California Securities Act: Everything You Need to Know
The California Securities Act went in effect on Jan 2,1968 and requires that all sales of securities be registered with the Department of Business Oversight. 3 min read
The California Securities Act went into effect on January 2, 1968. The law requires that all sales of securities in California be registered with the California Department of Business Oversight or be exempt from registration per Section 25102 of the California Corporations Code.
Overview of the California Securities Act
The securities law regulates any offers or sales from secondary sellers and issuers of securities in California. The purpose is to protect consumers in California from deceptive and fraudulent transactions that involve securities. The security law affects entrepreneurs in California who incorporate a business and will issue stock in the state. They are required to either register or be exempt.

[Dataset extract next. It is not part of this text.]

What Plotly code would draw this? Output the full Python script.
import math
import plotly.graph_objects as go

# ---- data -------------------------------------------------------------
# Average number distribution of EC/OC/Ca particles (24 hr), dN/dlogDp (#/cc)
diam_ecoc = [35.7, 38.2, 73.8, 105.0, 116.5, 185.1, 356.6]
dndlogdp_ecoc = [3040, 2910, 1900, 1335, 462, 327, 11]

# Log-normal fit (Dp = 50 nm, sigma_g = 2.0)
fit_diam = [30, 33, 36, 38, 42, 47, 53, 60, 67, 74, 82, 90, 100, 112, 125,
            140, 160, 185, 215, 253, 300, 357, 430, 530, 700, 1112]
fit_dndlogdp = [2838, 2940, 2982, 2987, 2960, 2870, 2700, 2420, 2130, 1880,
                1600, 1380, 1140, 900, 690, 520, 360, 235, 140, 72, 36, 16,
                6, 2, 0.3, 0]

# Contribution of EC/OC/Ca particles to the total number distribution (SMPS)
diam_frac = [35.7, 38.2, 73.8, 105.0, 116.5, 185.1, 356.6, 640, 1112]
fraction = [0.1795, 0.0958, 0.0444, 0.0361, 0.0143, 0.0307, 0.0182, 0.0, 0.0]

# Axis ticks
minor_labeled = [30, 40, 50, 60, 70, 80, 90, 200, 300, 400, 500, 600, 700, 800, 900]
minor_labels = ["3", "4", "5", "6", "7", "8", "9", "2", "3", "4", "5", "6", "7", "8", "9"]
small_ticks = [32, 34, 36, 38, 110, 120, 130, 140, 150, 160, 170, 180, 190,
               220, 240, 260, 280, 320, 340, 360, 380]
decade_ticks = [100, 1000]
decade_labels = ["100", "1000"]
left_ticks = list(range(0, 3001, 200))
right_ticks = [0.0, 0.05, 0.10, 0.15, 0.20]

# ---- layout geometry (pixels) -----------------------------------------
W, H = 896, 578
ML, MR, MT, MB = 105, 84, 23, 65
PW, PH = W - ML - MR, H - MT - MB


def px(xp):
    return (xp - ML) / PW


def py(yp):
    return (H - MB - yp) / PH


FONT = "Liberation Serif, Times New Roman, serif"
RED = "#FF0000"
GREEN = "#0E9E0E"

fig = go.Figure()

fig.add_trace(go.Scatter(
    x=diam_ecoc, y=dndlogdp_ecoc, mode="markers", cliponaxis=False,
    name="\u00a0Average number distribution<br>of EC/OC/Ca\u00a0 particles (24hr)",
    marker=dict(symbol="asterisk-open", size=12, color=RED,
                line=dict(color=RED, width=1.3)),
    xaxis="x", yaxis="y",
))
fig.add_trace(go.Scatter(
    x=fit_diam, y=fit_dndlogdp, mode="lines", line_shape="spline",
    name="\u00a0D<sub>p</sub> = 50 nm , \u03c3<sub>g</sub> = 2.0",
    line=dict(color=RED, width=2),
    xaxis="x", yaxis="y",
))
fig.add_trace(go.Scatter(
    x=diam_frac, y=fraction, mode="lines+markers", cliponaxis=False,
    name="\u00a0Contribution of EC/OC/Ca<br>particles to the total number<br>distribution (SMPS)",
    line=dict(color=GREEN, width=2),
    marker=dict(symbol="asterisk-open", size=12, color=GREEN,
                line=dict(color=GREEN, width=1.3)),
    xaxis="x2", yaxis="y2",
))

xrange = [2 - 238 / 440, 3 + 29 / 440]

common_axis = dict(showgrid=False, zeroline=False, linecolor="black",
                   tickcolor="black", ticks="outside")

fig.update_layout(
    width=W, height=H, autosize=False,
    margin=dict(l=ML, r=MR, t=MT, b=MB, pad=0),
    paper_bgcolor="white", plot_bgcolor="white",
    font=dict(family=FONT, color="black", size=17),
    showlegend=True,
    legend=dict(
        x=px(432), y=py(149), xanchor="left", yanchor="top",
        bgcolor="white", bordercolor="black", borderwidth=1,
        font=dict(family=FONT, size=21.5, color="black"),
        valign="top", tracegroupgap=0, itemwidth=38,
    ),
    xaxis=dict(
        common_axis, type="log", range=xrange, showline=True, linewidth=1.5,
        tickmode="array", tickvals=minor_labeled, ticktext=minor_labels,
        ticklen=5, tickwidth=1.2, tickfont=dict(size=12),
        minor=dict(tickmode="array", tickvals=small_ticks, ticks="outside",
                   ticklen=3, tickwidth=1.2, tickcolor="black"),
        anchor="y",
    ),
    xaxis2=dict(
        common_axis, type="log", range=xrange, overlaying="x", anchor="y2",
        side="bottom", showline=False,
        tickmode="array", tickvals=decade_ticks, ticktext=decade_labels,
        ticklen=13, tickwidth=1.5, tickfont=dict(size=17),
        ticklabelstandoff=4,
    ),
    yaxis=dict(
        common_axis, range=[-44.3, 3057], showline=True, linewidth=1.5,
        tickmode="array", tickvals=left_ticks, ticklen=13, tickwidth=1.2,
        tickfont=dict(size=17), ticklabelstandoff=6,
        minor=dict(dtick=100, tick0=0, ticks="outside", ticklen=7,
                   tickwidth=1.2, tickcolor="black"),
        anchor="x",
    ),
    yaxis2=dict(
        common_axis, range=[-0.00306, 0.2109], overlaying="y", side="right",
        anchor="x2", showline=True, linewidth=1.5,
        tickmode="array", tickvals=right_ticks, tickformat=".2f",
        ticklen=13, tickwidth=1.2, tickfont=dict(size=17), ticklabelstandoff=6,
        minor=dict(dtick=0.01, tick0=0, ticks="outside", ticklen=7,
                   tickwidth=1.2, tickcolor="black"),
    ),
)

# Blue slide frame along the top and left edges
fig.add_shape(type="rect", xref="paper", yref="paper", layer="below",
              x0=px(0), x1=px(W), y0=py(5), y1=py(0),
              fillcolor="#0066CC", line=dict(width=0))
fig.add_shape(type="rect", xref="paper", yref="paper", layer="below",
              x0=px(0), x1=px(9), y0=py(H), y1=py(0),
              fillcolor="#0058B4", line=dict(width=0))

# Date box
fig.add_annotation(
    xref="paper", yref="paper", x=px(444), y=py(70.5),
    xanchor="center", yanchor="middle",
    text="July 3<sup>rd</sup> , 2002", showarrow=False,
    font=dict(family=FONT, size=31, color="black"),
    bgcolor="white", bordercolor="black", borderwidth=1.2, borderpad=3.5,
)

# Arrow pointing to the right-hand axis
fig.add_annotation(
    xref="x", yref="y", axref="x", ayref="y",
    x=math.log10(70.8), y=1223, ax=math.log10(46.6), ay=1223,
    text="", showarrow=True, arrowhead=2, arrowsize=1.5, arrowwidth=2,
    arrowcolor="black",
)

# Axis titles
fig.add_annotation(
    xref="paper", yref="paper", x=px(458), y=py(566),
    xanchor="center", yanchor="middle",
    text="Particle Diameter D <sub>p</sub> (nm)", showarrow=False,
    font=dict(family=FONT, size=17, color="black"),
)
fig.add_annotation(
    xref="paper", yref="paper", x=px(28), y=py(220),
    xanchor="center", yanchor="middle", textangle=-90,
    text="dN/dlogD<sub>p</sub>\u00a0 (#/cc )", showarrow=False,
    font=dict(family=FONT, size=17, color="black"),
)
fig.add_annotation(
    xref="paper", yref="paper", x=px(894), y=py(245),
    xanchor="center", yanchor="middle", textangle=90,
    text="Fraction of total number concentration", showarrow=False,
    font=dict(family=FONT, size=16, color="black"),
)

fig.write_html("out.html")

Anyone who attempts to bypass the stipulations of the securities act runs the risk of facing criminal penalties. Securities fraud cases can be tried as a misdemeanor or as a felony in some cases. A person convicted of securities fraud can face substantial fines as well as imprisonment.
Criminal Actions Involving Securities Fraud
Securities fraud is a complicated area in California's criminal law when determining if a company or person will face criminal liability due to violating the state's securities laws.
- The prosecution of a securities fraud case can take place in either federal or state court.
- California's securities fraud laws require the prosecutor to show that the defendant intentionally violated the state's securities laws. This means that the defendant may have acted recklessly, intentionally, or deliberately.
- The prosecutor will need to present information regarding the defendant's knowledge of securities regulations and laws to show willful conduct.
- Prosecutors must also prove that the defendant participated in a fraudulent plan or scheme that affected the purchase, sale, or offer of securities. They may also show that the defendant either directly or indirectly permitted misleading or false statements to be released.
- If the defendant deliberately withheld information that affected sales, offers, or purchases related to securities, this would be considered securities fraud.
- Selling or offering securities for sale in a way that does not comply with the information stated in the qualification paperwork is grounds for securities fraud.
- Misleading behavior in the sale or purchase of securities is fraud. The California Corporations Code considers engaging in certain activities for the sole purpose of giving a false or misleading impression to be fraud.
- Securities may not be willfully traded in any way that manipulates the market.
- Securities cannot be traded in a way where there is no actual change in ownership. Entering an order to buy or sell securities when you know of an impending offsetting order for the purpose of creating a misleading impression is securities fraud. These are examples of making a misleading or false impression.
- A form of criminal law occurs when someone knowingly lies to another person to get them to buy or sell securities.
- One of the best-known forms of securities is insider trading. This occurs when someone has information that is not public knowledge and uses that information to buy or sell securities.
Selling Unqualified Securities in California
Before selling or offering securities in California, you may need to "qualify" the securities. This is done through the California Department of Corporations. The process to qualify securities is extensive with lots of paperwork and information/disclosures about the company that will be issuing the securities.
In some situations, it is considered a fraudulent crime only if the person "willfully" sold securities without first complying with the qualification requirement. If, on the other hand, a person was acting in good faith and believed they were not violating the law, that person will not be held criminally liable.
Requirements to Sell Securities
The general rule is anyone in the role of selling securities must be a licensed broker. California law expands on this by not including a director, officer, individual in a lesser position, or someone performing similar functions. People in these positions may not receive compensation for transactions specifically related to sales or purchases of securities. They may only do so as long as it is as part of their salary, but it cannot be a commission.
Federal law is basically the same, noting that everyone must hold a broker's license. For offerings being sold in one state, the broker must be licensed in that state. If the offerings are being sold in multiple states, the broker must be licensed with the Securities and Exchange Commission as well.